----- Provided records

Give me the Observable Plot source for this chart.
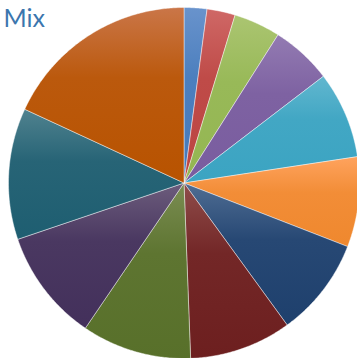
<!DOCTYPE html>
<html>
<head>
<meta charset="utf-8">
<script src="https://cdn.jsdelivr.net/npm/d3@7"></script>
<script src="https://cdn.jsdelivr.net/npm/@observablehq/plot@0.6"></script>
<style>
  html, body { margin: 0; padding: 0; background: #fff; overflow: hidden; }
  #chart svg { display: block; }
</style>
</head>
<body>
<div id="chart"></div>
<script>
// Data (percent of total, clockwise from 12 o'clock)
const categories = ["A1","A2","A3","A4","A5","A6","A7","A8","A9","A10","A11","A12"];
const values = [2.1, 2.6, 4.3, 5.6, 8.0, 8.3, 9.1, 9.4, 10.1, 10.3, 12.1, 18.1];
const title = "Mix";

// Palette (Excel-style gradient: top tint -> bottom shade)
const topColors = ["#6993cc","#cf6866","#abc571","#937bb2","#62b7cf","#ffa35e","#4f6d93","#8f4d4b","#7b8d53","#6c5c7c","#50828f","#ca7648"];
const bottomColors = ["#467abb","#bc4542","#94b652","#795c9f","#3ba4c2","#ef882e","#1e406d","#6d1f1f","#58702a","#43305b","#1e5e71","#b85300"];

// Build slice polygons from d3.pie angles
const pie = d3.pie().sort(null).value(d => d.value);
const arcs = pie(categories.map((c, i) => ({cat: c, value: values[i], i})));
const pts = [];
for (const a of arcs) {
  const n = Math.max(2, Math.ceil((a.endAngle - a.startAngle) / (Math.PI / 360)));
  pts.push({cat: a.data.cat, x: 0, y: 0});
  for (let k = 0; k <= n; k++) {
    const t = a.startAngle + (a.endAngle - a.startAngle) * k / n;
    pts.push({cat: a.data.cat, x: Math.sin(t), y: Math.cos(t)});
  }
  pts.push({cat: a.data.cat, x: 0, y: 0});
}

const gradIds = categories.map((c, i) => `url(#grad${i})`);

const plot = Plot.plot({
  width: 357,
  height: 358,
  margin: 0,
  x: {domain: [-1, 1], range: [8, 359], axis: null},
  y: {domain: [-1, 1], range: [358, 7], axis: null},
  color: {type: "ordinal", domain: categories, range: gradIds},
  marks: [
    Plot.line(pts, {x: "x", y: "y", z: "cat", fill: "cat", stroke: "#ffffff", strokeOpacity: 0.55, strokeWidth: 0.8, curve: "linear"}),
    Plot.text([title], {text: d => d, frameAnchor: "top-left", textAnchor: "start", lineAnchor: "top", dx: 3, dy: 9, fontSize: 25, fill: "#3b76ae", fontFamily: "Lato"})
  ]
});

// Gradient definitions
const svg = d3.select(plot);
const defs = svg.insert("defs", ":first-child");
categories.forEach((c, i) => {
  const g = defs.append("linearGradient").attr("id", `grad${i}`)
    .attr("x1", 0).attr("y1", 0).attr("x2", 0).attr("y2", 1);
  g.append("stop").attr("offset", "0%").attr("stop-color", topColors[i]);
  g.append("stop").attr("offset", "40%").attr("stop-color", d3.interpolateRgb(topColors[i], bottomColors[i])(0.82));
  g.append("stop").attr("offset", "100%").attr("stop-color", bottomColors[i]);
});
document.getElementById("chart").appendChild(plot);
</script>
</body>
</html>
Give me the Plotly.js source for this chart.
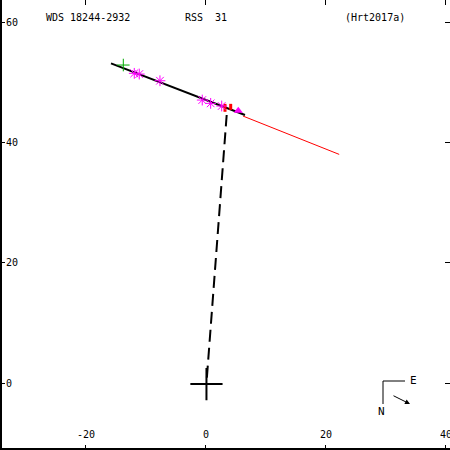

----------

* What the task asks
Repeat the material above word for word and skip every image in it.

* Full output
Give me the Observable Plot source for this chart.
<!DOCTYPE html>
<html>
<head>
<meta charset="utf-8">
<script src="https://cdn.jsdelivr.net/npm/d3@7"></script>
<script src="https://cdn.jsdelivr.net/npm/@observablehq/plot@0.6"></script>
<style>
  html, body { margin: 0; padding: 0; background: #fff; overflow: hidden; }
  #chart svg { display: block; }
</style>
</head>
<body>
<div id="chart"></div>
<script>
// Data (percent of total, clockwise from 12 o'clock)
const categories = ["A1","A2","A3","A4","A5","A6","A7","A8","A9","A10","A11","A12"];
const values = [2.1, 2.6, 4.3, 5.6, 8.0, 8.3, 9.1, 9.4, 10.1, 10.3, 12.1, 18.1];
const title = "Mix";

// Palette (Excel-style gradient: top tint -> bottom shade)
const topColors = ["#6993cc","#cf6866","#abc571","#937bb2","#62b7cf","#ffa35e","#4f6d93","#8f4d4b","#7b8d53","#6c5c7c","#50828f","#ca7648"];
const bottomColors = ["#467abb","#bc4542","#94b652","#795c9f","#3ba4c2","#ef882e","#1e406d","#6d1f1f","#58702a","#43305b","#1e5e71","#b85300"];

// Build slice polygons from d3.pie angles
const pie = d3.pie().sort(null).value(d => d.value);
const arcs = pie(categories.map((c, i) => ({cat: c, value: values[i], i})));
const pts = [];
for (const a of arcs) {
  const n = Math.max(2, Math.ceil((a.endAngle - a.startAngle) / (Math.PI / 360)));
  pts.push({cat: a.data.cat, x: 0, y: 0});
  for (let k = 0; k <= n; k++) {
    const t = a.startAngle + (a.endAngle - a.startAngle) * k / n;
    pts.push({cat: a.data.cat, x: Math.sin(t), y: Math.cos(t)});
  }
  pts.push({cat: a.data.cat, x: 0, y: 0});
}

const gradIds = categories.map((c, i) => `url(#grad${i})`);

const plot = Plot.plot({
  width: 357,
  height: 358,
  margin: 0,
  x: {domain: [-1, 1], range: [8, 359], axis: null},
  y: {domain: [-1, 1], range: [358, 7], axis: null},
  color: {type: "ordinal", domain: categories, range: gradIds},
  marks: [
    Plot.line(pts, {x: "x", y: "y", z: "cat", fill: "cat", stroke: "#ffffff", strokeOpacity: 0.55, strokeWidth: 0.8, curve: "linear"}),
    Plot.text([title], {text: d => d, frameAnchor: "top-left", textAnchor: "start", lineAnchor: "top", dx: 3, dy: 9, fontSize: 25, fill: "#3b76ae", fontFamily: "Lato"})
  ]
});

// Gradient definitions
const svg = d3.select(plot);
const defs = svg.insert("defs", ":first-child");
categories.forEach((c, i) => {
  const g = defs.append("linearGradient").attr("id", `grad${i}`)
    .attr("x1", 0).attr("y1", 0).attr("x2", 0).attr("y2", 1);
  g.append("stop").attr("offset", "0%").attr("stop-color", topColors[i]);
  g.append("stop").attr("offset", "40%").attr("stop-color", d3.interpolateRgb(topColors[i], bottomColors[i])(0.82));
  g.append("stop").attr("offset", "100%").attr("stop-color", bottomColors[i]);
});
document.getElementById("chart").appendChild(plot);
</script>
</body>
</html>
Give me the Plotly.js source for this chart.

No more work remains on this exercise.